China population: marriages fall in latest blow to Beijing’s push for couples to have more children
- Jiangsu province saw the number of marriage registrations drop for a fifth consecutive year in 2021, with a 5.16 per cent fall compared to 2020
- It is the latest blow to China’s plans to encourage more couples to have children after the number of births dropped for the fifth consecutive year in 2021

Fewer Chinese people chose to get married last year, while on average those that did postponed the age at which they tied the knot, further adding to the population crisis stemming from a plunging birth rate.
The number of marriage registrations has been declining since 2013, while data recently released by a number of local authorities confirmed a continuation of the downward trend.
In the eastern coastal province of Jiangsu, the number of marriage registrations dropped for a fifth consecutive year in 2021, with a 5.16 per cent fall compared to the numbers seen in 2020 confirmed by the Jiangsu Province Civil Affairs Department.

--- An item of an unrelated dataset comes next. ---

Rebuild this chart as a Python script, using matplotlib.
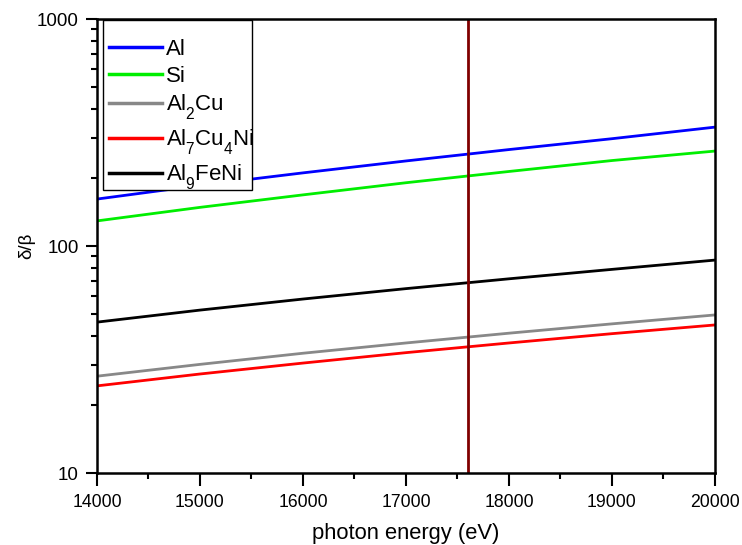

In the city of Hefei in the eastern Anhui province, the number of couples getting married in 2021 dropped by 4,065, or 6.6 per cent compared to a year earlier, which represented the seventh consecutive yearly decline since 2014.
Compared to a peak in 2014, the number of marriages in Hefei dropped by 41 per cent last year.
In Hangzhou, the capital city of the eastern Zhejiang province, despite a small increase in the number of couples getting married last year compared to 2020, the figure was one of the lowest in a decade at more than 20 per cent down from 2011.